Recently I was going through the buy or build process on a small segment of functionality needed for a project, and ran across something that looked like it would work, price point was realistic, and when I looked at the source they made available was thrilled to find it used stored procedures. Skipping over some interim steps, the final product that was for sale did not have stored procedures. When I inquired about that, the decision was made to simplify use of it for their customers. Now this is C# ASPX code and requires a database to support it, so I wouldn't call it something a novice is likely to buy or install. A better reason - though not one I subcribe to - would be to remove the procs to make the data access code more generic, enabling use of Access, MySQL, and other products. I can understand the allure of write once and use on many platforms, though you wind up with a lowest common denominator solution.
So in theory (my theory that is) you're selling code to someone that understands C#, web sites, and at least how to get a SQL Server database up and running and how to run a few scripts against it. Does adding stored procedure really increase the complexity, or it only perceived complexity?
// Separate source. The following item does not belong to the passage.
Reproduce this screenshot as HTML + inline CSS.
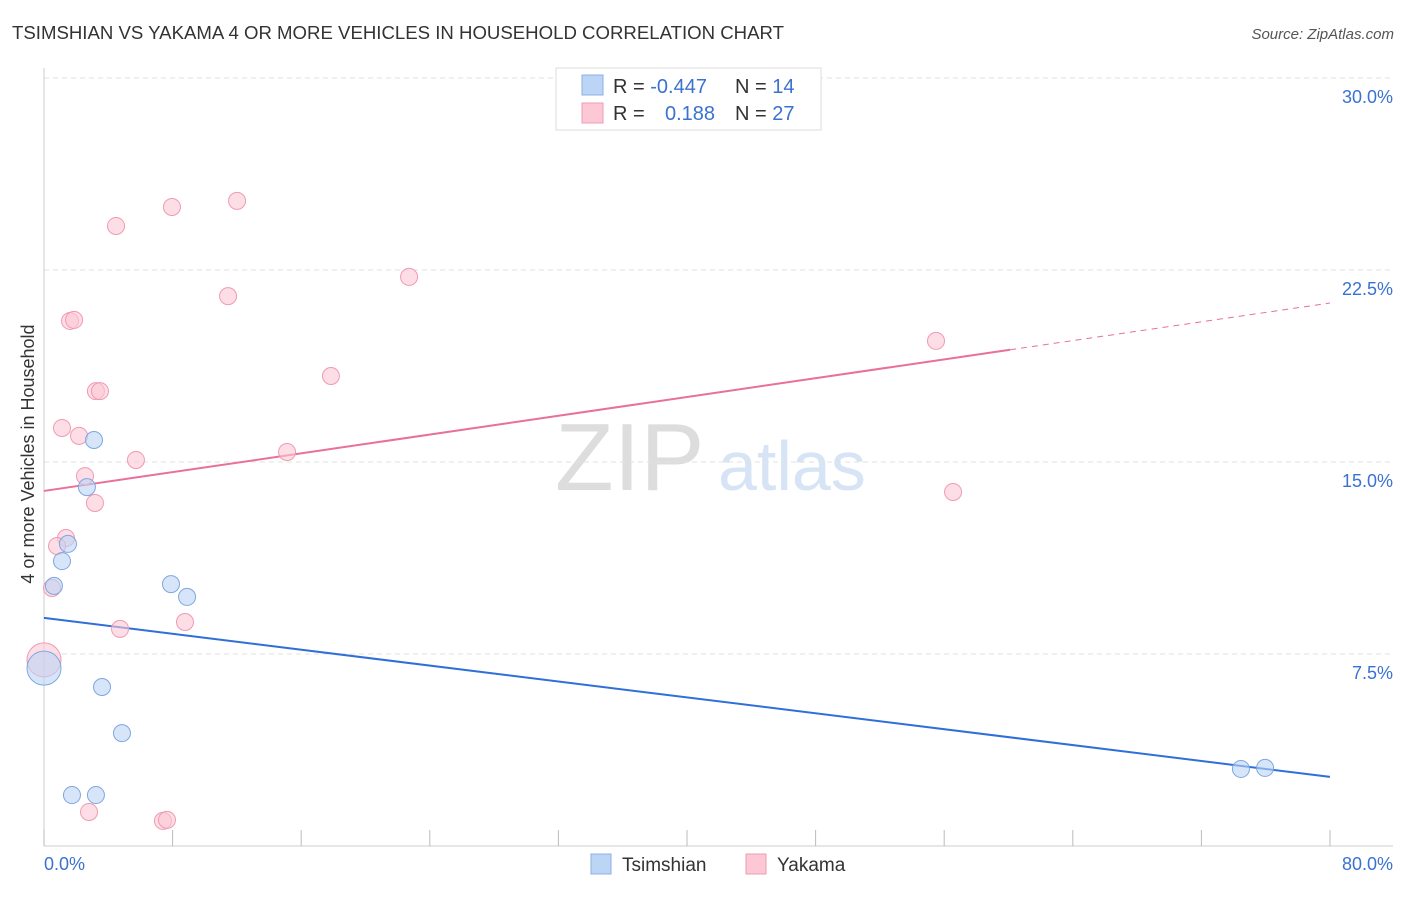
<!DOCTYPE html>
<html><head><meta charset="utf-8"><style>
body{margin:0;background:#fff;font-family:"Liberation Sans",sans-serif}
svg text{font-family:"Liberation Sans",sans-serif}
</style></head><body>
<svg id="c" width="1406" height="892" xmlns="http://www.w3.org/2000/svg">
<text x="12" y="39" font-size="18" fill="#333" textLength="772" lengthAdjust="spacingAndGlyphs">TSIMSHIAN VS YAKAMA 4 OR MORE VEHICLES IN HOUSEHOLD CORRELATION CHART</text>
<text x="1394" y="39" font-size="15" fill="#555" font-style="italic" text-anchor="end">Source: ZipAtlas.com</text>
<text x="0" y="0" transform="translate(34,454) rotate(-90)" font-size="18" fill="#333" text-anchor="middle">4 or more Vehicles in Household</text>
<text x="555" y="490" font-size="96" fill="#ddd" font-family="Liberation Serif">ZIP</text>
<text x="718" y="490" font-size="70" fill="#d6e4f5">atlas</text>
<g id="grid"></g><g id="axes"></g><g id="lines"></g><g id="pts"></g>
<g>
<rect x="556" y="68" width="265" height="62" fill="#fff" stroke="#ddd"/>
<rect x="582" y="75" width="21" height="20" fill="#bcd4f5" stroke="#8ab0e8"/>
<rect x="582" y="103" width="21" height="20" fill="#fcc8d6" stroke="#f09ab2"/>
<text x="613" y="93" font-size="20" fill="#333">R = <tspan fill="#3a72d0">-0.447</tspan></text>
<text x="735" y="93" font-size="20" fill="#333">N = <tspan fill="#3a72d0">14</tspan></text>
<text x="613" y="120" font-size="20" fill="#333">R = </text>
<text x="665" y="120" font-size="20" fill="#3a72d0">0.188</text>
<text x="735" y="120" font-size="20" fill="#333">N = <tspan fill="#3a72d0">27</tspan></text>
</g>
<g>
<rect x="591" y="854" width="20" height="20" fill="#bcd4f5" stroke="#8ab0e8"/>
<text x="622" y="871" font-size="19" fill="#333">Tsimshian</text>
<rect x="746" y="854" width="20" height="20" fill="#fcc8d6" stroke="#f09ab2"/>
<text x="777" y="871" font-size="19" fill="#333">Yakama</text>
</g>
</svg>
<script>
const yTicks=[7.5,15,22.5,30];
const xTickLabels=["0.0%","80.0%"];
const tsimX=[0.62,1.12,1.49,3.11,2.67,7.90,8.90,3.61,4.85,1.74,3.23,74.46,75.96,0];
const tsimY=[10.16,11.13,11.80,15.86,14.02,10.23,9.73,6.21,4.41,1.99,1.99,3.01,3.05,6.95];
const yakX=[0.5,4.48,7.96,12.01,11.45,22.71,1.62,1.87,3.23,3.48,1.12,2.18,5.72,2.55,3.17,1.37,0.81,17.85,15.12,55.49,56.55,4.73,8.77,2.8,7.4,7.65,0];
const yakY=[10.08,24.22,24.96,25.2,21.48,22.23,20.51,20.55,17.77,17.77,16.33,16.02,15.08,14.45,13.4,12.03,11.72,18.36,15.39,19.73,13.83,8.48,8.75,1.33,0.98,1.02,7.27];
const tsimTrend=[8.91,2.70];
const yakTrend=[13.87,21.21];
const NS="http://www.w3.org/2000/svg";
const X=v=>44+v*16.075, Y=v=>846-v*25.6;
function mk(t,a,p){const e=document.createElementNS(NS,t);for(const k in a)e.setAttribute(k,a[k]);document.getElementById(p).appendChild(e);return e;}
yTicks.forEach(t=>{
 const l=mk('line',{x1:44,x2:1393,y1:Y(t),y2:Y(t),stroke:'#e2e2e2','stroke-dasharray':'5,4'},'grid');
 
 
 const tx=mk('text',{x:1393,y:Y(t)+25,'font-size':18,fill:'#3a72d0','text-anchor':'end'},'grid');
 tx.textContent=t.toFixed(1)+'%';
 
 
});
mk('line',{x1:44,x2:44,y1:68,y2:846,stroke:'#ccc'},'axes');
mk('line',{x1:44,x2:1393,y1:846,y2:846,stroke:'#ccc'},'axes');
for(let i=0;i<=10;i++){const t=mk('line',{x1:X(i*8),x2:X(i*8),y1:830,y2:846,stroke:'#bbb'},'axes');
 
 }
[[0,'start',xTickLabels[0]],[80,'end',xTickLabels[1]]].forEach(([v,a,s])=>{
 const t=mk('text',{x:v==0?44:1393,y:870,'font-size':18,fill:'#3a72d0','text-anchor':a},'axes');t.textContent=s;
 
 });
let l=mk('line',{x1:X(0),y1:Y(tsimTrend[0]),x2:X(80),y2:Y(tsimTrend[1]),stroke:'#2f6fd8','stroke-width':2},'lines');


const ya=x=>yakTrend[0]+(yakTrend[1]-yakTrend[0])*x/80;
l=mk('line',{x1:X(0),y1:Y(ya(0)),x2:X(60.1),y2:Y(ya(60.1)),stroke:'#e8709a','stroke-width':2},'lines');


l=mk('line',{x1:X(60.1),y1:Y(ya(60.1)),x2:X(80),y2:Y(ya(80)),stroke:'#e8709a','stroke-width':1,'stroke-dasharray':'6,5'},'lines');


function pts(xs,ys,f,s,n){xs.forEach((x,i)=>{const big=x===0;
 const c=mk('circle',{cx:X(x),cy:Y(ys[i]),r:big?17:8.5,fill:f,'fill-opacity':0.6,stroke:s},'pts');
 
 });}
pts(yakX,yakY,'#fcc8d6','#f09ab2','yakama-point');
pts(tsimX,tsimY,'#bcd4f5','#7fa6e0','tsimshian-point');
</script>
</body></html>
It is complexity during the install, or more likely, when they need to change/extend the code (which is why they bought it, or so I'd think).
We're back to a subject that confounds me; I swear developers don't like data access! How can developers that get abstraction and indirection not understand the relatively simple concept of using a stored procedure as packaging and the associated gains? Or even if they don't like it, surely it's not a hard concept to follow/amend if needed?
More on this on another day, for now - consider, are we doing our part to make our technology approachable?